You do not need to run the FastAPI server to use RAG PDF Highlighter. The package exposes its core utilities as importable functions, so you can embed PDF highlighting directly inside any Python application — a script, a Jupyter notebook, or a larger service — without spinning up a separate process.
Install the Package
pip install rag-pdf-highlighter
Python 3.10 or later is required.
Complete Workflow Example
The snippet below shows the full end-to-end flow: download a PDF, apply highlights, read the result into memory, and clean up the temporary files.
import asyncio
from langchain_core.documents import Document
from rag_pdf_highlighter.utils.pdf_helpers import (
download_pdf,
highlight_chunks_in_pdf,
cleanup_file
)
from rag_pdf_highlighter.exceptions import PDFDownloadError, HighlightError
async def highlight_pdf(pdf_url: str, documents: list[Document]) -> bytes:
pdf_path = None
output_path = None
try:
pdf_path = await download_pdf(pdf_url)
output_path = highlight_chunks_in_pdf(pdf_path, documents)
with open(output_path, "rb") as f:
return f.read()
finally:
if pdf_path:
cleanup_file(pdf_path)
if output_path:
cleanup_file(output_path)
# Usage
documents = [
Document(
page_content="The quick brown fox jumps over the lazy dog",
metadata={"page": 0}
)
]
pdf_bytes = asyncio.run(
highlight_pdf("https://example.com/document.pdf", documents)
)
with open("highlighted.pdf", "wb") as f:
f.write(pdf_bytes)
Always call cleanup_file() in a finally block for both pdf_path and output_path. Both functions write to temporary files on disk. If your code raises an exception before cleanup runs, those files will accumulate and consume disk space.
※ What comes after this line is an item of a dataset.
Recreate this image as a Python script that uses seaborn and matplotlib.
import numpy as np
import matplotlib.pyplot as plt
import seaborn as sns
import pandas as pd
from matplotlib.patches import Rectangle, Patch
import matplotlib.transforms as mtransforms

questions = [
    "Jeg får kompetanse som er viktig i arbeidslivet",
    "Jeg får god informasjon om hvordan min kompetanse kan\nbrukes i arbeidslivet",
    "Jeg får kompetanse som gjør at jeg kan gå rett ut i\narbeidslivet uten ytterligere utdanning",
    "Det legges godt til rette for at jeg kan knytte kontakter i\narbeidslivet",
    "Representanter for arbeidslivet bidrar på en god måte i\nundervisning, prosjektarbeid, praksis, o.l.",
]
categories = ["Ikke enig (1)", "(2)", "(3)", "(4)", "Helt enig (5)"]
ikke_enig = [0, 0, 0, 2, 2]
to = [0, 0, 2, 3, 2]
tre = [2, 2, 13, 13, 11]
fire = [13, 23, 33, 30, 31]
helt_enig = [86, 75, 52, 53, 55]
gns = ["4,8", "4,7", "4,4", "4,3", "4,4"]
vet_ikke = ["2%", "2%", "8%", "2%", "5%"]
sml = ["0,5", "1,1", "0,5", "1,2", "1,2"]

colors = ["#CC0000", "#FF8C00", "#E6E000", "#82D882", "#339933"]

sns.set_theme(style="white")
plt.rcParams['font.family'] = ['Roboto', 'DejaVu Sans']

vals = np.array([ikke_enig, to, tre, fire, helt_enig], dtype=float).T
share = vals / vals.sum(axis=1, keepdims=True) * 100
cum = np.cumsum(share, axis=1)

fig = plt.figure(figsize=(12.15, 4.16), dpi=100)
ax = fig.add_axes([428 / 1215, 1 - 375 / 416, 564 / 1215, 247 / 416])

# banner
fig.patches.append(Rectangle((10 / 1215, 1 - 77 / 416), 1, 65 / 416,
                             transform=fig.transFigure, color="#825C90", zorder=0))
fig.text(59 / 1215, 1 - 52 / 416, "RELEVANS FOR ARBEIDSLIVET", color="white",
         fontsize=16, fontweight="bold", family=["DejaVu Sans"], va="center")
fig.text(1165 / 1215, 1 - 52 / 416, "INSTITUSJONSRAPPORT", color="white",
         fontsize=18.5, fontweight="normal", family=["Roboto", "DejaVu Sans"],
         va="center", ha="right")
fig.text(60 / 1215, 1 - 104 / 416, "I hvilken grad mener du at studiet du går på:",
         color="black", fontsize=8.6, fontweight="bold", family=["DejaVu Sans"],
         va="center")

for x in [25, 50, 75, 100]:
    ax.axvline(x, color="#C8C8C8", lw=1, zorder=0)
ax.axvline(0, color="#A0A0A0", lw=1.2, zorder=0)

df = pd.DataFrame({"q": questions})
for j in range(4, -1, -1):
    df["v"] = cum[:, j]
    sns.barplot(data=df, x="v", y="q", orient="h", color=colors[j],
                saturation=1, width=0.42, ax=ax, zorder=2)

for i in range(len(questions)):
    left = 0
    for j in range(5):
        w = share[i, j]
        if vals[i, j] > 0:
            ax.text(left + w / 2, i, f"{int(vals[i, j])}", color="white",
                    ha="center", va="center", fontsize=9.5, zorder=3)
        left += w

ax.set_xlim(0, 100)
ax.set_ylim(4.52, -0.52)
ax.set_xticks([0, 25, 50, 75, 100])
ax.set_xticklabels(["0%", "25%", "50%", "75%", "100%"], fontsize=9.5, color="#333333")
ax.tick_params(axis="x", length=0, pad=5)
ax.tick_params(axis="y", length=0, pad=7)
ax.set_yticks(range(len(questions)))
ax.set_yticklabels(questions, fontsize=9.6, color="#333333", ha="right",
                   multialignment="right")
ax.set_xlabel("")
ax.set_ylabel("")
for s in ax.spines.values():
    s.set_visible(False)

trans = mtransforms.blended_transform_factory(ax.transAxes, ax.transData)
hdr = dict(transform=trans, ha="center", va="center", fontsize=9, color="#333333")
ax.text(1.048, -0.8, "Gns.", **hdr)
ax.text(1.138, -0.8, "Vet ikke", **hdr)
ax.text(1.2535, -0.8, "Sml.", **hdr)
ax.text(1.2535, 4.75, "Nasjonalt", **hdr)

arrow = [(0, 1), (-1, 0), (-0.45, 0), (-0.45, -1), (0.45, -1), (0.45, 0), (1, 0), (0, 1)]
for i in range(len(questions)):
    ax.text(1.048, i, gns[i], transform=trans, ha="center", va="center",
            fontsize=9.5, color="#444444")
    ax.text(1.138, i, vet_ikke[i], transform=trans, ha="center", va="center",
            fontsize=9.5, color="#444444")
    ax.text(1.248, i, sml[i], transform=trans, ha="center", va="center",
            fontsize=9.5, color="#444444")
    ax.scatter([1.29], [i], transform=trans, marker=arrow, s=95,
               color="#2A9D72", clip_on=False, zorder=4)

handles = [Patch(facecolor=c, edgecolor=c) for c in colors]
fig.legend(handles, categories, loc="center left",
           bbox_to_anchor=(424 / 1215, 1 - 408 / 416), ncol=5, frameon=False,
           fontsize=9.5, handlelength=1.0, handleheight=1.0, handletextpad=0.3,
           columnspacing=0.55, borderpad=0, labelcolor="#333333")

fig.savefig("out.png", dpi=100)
The finally pattern above guarantees cleanup regardless of whether an error occurs.
Error Handling
Import the exception classes to handle specific failure modes gracefully.
from rag_pdf_highlighter.exceptions import (
HighlightError,
PDFDownloadError,
PDFNotFoundError,
NoDocumentsError,
)
async def safe_highlight(pdf_url: str, documents: list[Document]) -> bytes | None:
pdf_path = None
output_path = None
try:
pdf_path = await download_pdf(pdf_url)
output_path = highlight_chunks_in_pdf(pdf_path, documents)
with open(output_path, "rb") as f:
return f.read()
except PDFDownloadError as e:
print(f"Could not fetch the PDF: {e}")
except NoDocumentsError as e:
print(f"No documents provided: {e}")
except HighlightError as e:
print(f"Highlighting failed: {e}")
finally:
if pdf_path:
cleanup_file(pdf_path)
if output_path:
cleanup_file(output_path)
return None
The exception hierarchy is:
| Exception | Cause |
|---|
PDFDownloadError | The URL fetch failed (network error, non-200 response) |
PDFNotFoundError | The local PDF file path does not exist |
NoDocumentsError | An empty document list was passed |
HighlightError | Base class — catch this to handle any highlighting error |
download_pdf is an async function and must be called with await. highlight_chunks_in_pdf is a regular synchronous function — call it directly without await. If you are calling from synchronous code, wrap the async parts with asyncio.run() as shown in the example above. If you are already inside an async context (e.g., a FastAPI route or an async test), use await for download_pdf directly.